Revival is a little misleading. It gives the impression that it was dead before given life once more. Cymraeg has never gone anywhere., it’s alive & kicking , even though it has been attacked continually over the past 2000 yrs.
But I’m so proud that custodians of Cymraeg maintain our language and culture, and how its survival against all the odds had inspired other speakers of minority language to keep their mother tongue alive.
Yma o hyd! #CariadCymraeg ❤️🏴
After the introduction of the Welsh not in schools by the English government to try to kill of the Welsh language and culture it’s a miracle that the Welsh language has survived against all odds
It wasn’t introduced by the English government.
Individual Welsh teachers chose to use it.

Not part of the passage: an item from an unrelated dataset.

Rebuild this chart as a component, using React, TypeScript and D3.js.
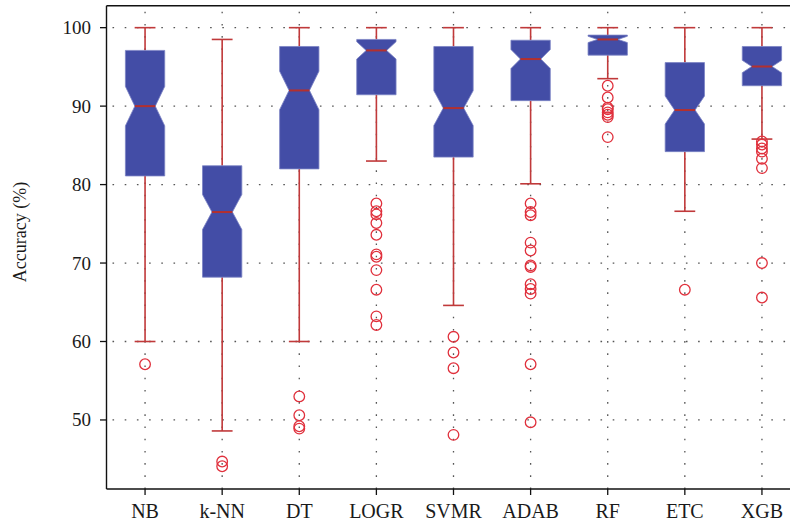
import React from "react";
import * as d3 from "d3";

// Model names along the x axis
const categories = ["NB", "k-NN", "DT", "LOGR", "SVMR", "ADAB", "RF", "ETC", "XGB"];

// Five-number summaries per model (accuracy, %)
const whiskerHigh = [100, 98.5, 100, 100, 100, 100, 100, 100, 100];
const q3 = [97.1, 82.4, 97.6, 98.5, 97.6, 98.4, 99.05, 95.55, 97.6];
const medians = [90.0, 76.5, 92.0, 97.1, 89.75, 96.0, 98.5, 89.5, 95.05];
const q1 = [81.1, 68.2, 82.0, 91.45, 83.5, 90.7, 96.5, 84.2, 92.6];
const whiskerLow = [60.0, 48.6, 60.0, 83.0, 64.6, 80.1, 93.5, 76.6, 85.8];

// Number of runs per model (sets the notch size)
const sampleSize = 100;

// Outliers per model
const outNB = [57.1];
const outKNN = [44.7, 44.1];
const outDT = [53.0, 50.6, 49.2, 48.9];
const outLOGR = [77.6, 76.6, 76.2, 75.1, 73.6, 71.1, 70.8, 69.1, 66.6, 63.2, 62.1];
const outSVMR = [60.6, 58.6, 56.6, 48.1];
const outADAB = [77.6, 76.5, 76.1, 72.6, 71.6, 69.7, 69.5, 67.3, 66.7, 66.1, 57.1, 49.7];
const outRF = [92.6, 91.1, 89.8, 89.6, 89.2, 88.9, 88.6, 86.05];
const outETC = [66.6];
const outXGB = [85.5, 85.1, 84.6, 84.2, 83.3, 82.1, 70.0, 65.6];
const outliers = [outNB, outKNN, outDT, outLOGR, outSVMR, outADAB, outRF, outETC, outXGB];

const yTicks = [50, 60, 70, 80, 90, 100];

const W = 790;
const H = 525;
const plot = { left: 106.5, right: 800.5, top: 5.7, bottom: 489 };

const FONT = "'Liberation Serif', 'Times New Roman', serif";
const BOX_FILL = "#434da6";
const BOX_EDGE = "#7b83c4";
const MEDIAN = "#b3302e";
const WHISKER = "#c0393a";
const OUTLIER = "#e0303c";
const GRID = "#555";

export default function App() {
  const x = d3.scaleBand<string>().domain(categories).range([plot.left, plot.right]).padding(0);
  const y = d3.scaleLinear().domain([41.2, 102.8]).range([plot.bottom, plot.top]);
  const bw = x.bandwidth();
  const halfBox = bw * 0.255;
  const halfNotch = halfBox * 0.52;
  const halfCap = bw * 0.135;

  const boxPath = (i: number) => {
    const cx = (x(categories[i]) as number) + bw / 2;
    const iqr = q3[i] - q1[i];
    const n = (1.57 * iqr) / Math.sqrt(sampleSize);
    const nHi = Math.min(medians[i] + n, q3[i]);
    const nLo = Math.max(medians[i] - n, q1[i]);
    const pts: [number, number][] = [
      [cx - halfBox, y(q3[i])],
      [cx + halfBox, y(q3[i])],
      [cx + halfBox, y(nHi)],
      [cx + halfNotch, y(medians[i])],
      [cx + halfBox, y(nLo)],
      [cx + halfBox, y(q1[i])],
      [cx - halfBox, y(q1[i])],
      [cx - halfBox, y(nLo)],
      [cx - halfNotch, y(medians[i])],
      [cx - halfBox, y(nHi)],
    ];
    return d3.line()(pts) + "Z";
  };

  return (
    <svg
      width={W}
      height={H}
      style={{ position: "absolute", left: 0, top: 0, display: "block", background: "#fff" }}
      fontFamily={FONT}
    >
      {/* dotted grid */}
      <g stroke={GRID} strokeWidth={1.3} strokeDasharray="1.6 10.6" fill="none">
        {yTicks.map((t) => (
          <line key={"h" + t} x1={plot.left + 6} x2={plot.right} y1={y(t)} y2={y(t)} />
        ))}
        {categories.map((c) => {
          const cx = (x(c) as number) + bw / 2;
          return <line key={"v" + c} x1={cx} x2={cx} y1={plot.top + 6} y2={plot.bottom} />;
        })}
      </g>

      {/* whiskers */}
      <g stroke={WHISKER} strokeWidth={1.6} fill="none">
        {categories.map((c, i) => {
          const cx = (x(c) as number) + bw / 2;
          return (
            <g key={"w" + c}>
              <line x1={cx} x2={cx} y1={y(q3[i])} y2={y(whiskerHigh[i])} />
              <line x1={cx} x2={cx} y1={y(q1[i])} y2={y(whiskerLow[i])} />
              <line x1={cx - halfCap} x2={cx + halfCap} y1={y(whiskerHigh[i])} y2={y(whiskerHigh[i])} />
              <line x1={cx - halfCap} x2={cx + halfCap} y1={y(whiskerLow[i])} y2={y(whiskerLow[i])} />
            </g>
          );
        })}
      </g>

      {/* notched boxes */}
      <g>
        {categories.map((c, i) => (
          <path key={"b" + c} d={boxPath(i)} fill={BOX_FILL} stroke={BOX_EDGE} strokeWidth={0.8} />
        ))}
      </g>

      {/* medians */}
      <g stroke={MEDIAN} strokeWidth={2}>
        {categories.map((c, i) => {
          const cx = (x(c) as number) + bw / 2;
          return (
            <line key={"m" + c} x1={cx - halfNotch} x2={cx + halfNotch} y1={y(medians[i])} y2={y(medians[i])} />
          );
        })}
      </g>

      {/* outliers */}
      <g fill="none" stroke={OUTLIER} strokeWidth={1.3}>
        {categories.map((c, i) => {
          const cx = (x(c) as number) + bw / 2;
          return outliers[i].map((v, k) => <circle key={c + k} cx={cx} cy={y(v)} r={5.3} />);
        })}
      </g>

      {/* axes frame */}
      <g stroke="#111" strokeWidth={1.4} fill="none">
        <line x1={plot.left} x2={plot.left} y1={plot.top} y2={plot.bottom} />
        <line x1={plot.left} x2={plot.right} y1={plot.bottom} y2={plot.bottom} />
        <line x1={plot.left} x2={plot.right} y1={plot.top} y2={plot.top} />
      </g>

      {/* y axis ticks and labels */}
      <g>
        {yTicks.map((t) => (
          <g key={"yt" + t}>
            <line x1={plot.left - 6.5} x2={plot.left} y1={y(t)} y2={y(t)} stroke="#111" strokeWidth={1.3} />
            <text x={91} y={y(t) + 6.5} textAnchor="end" fontSize={19} fill="#1a1a1a">
              {t}
            </text>
          </g>
        ))}
      </g>

      {/* x axis ticks and labels */}
      <g>
        {categories.map((c) => {
          const cx = (x(c) as number) + bw / 2;
          return (
            <g key={"xt" + c}>
              <line x1={cx} x2={cx} y1={plot.bottom} y2={plot.bottom + 6} stroke="#111" strokeWidth={1.3} />
              <text x={cx} y={517.5} textAnchor="middle" fontSize={20} fill="#1a1a1a">
                {c}
              </text>
            </g>
          );
        })}
      </g>

      {/* y axis title */}
      <text transform="translate(26,232) rotate(-90)" textAnchor="middle" fontSize={18} fill="#1a1a1a">
        Accuracy (%)
      </text>
    </svg>
  );
}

The Welsh NOT may not have been the law from the English government but they didn’t stop the school’s from doing it to the Welsh children and why were the school’s in Wales only allowed to teach in English and also you had to talk English in all public buildings they were doing everything possible to kill off the language and our culture
Yes, some Welsh teachers used the Welsh Not, as part of their mandate to make English the language of education in Wales in accordance with the specific instructions in the 1870 Education Act. France did something similar regarding schools in Britttany. Unlike the French, we have moved on from those dark times, thanks in large measure to groups of brave and committed young people who put their careers and personal freedom on the line in the 1960s and 70s. Wales owes them a huge debt of gratitude.
Despite being an avowed aethiest I think we should acknowledge the enormous debt we owe our the Welsh churches, Welsh speaking musicians and Sain for showing anyone with the sense to listen what an incredible language Welsh is.
As Dylan Thomas said
‘Praise the Lord! We are a Musical Nation’
Fill the churches, sing hyms in Cymraeg. Build the community!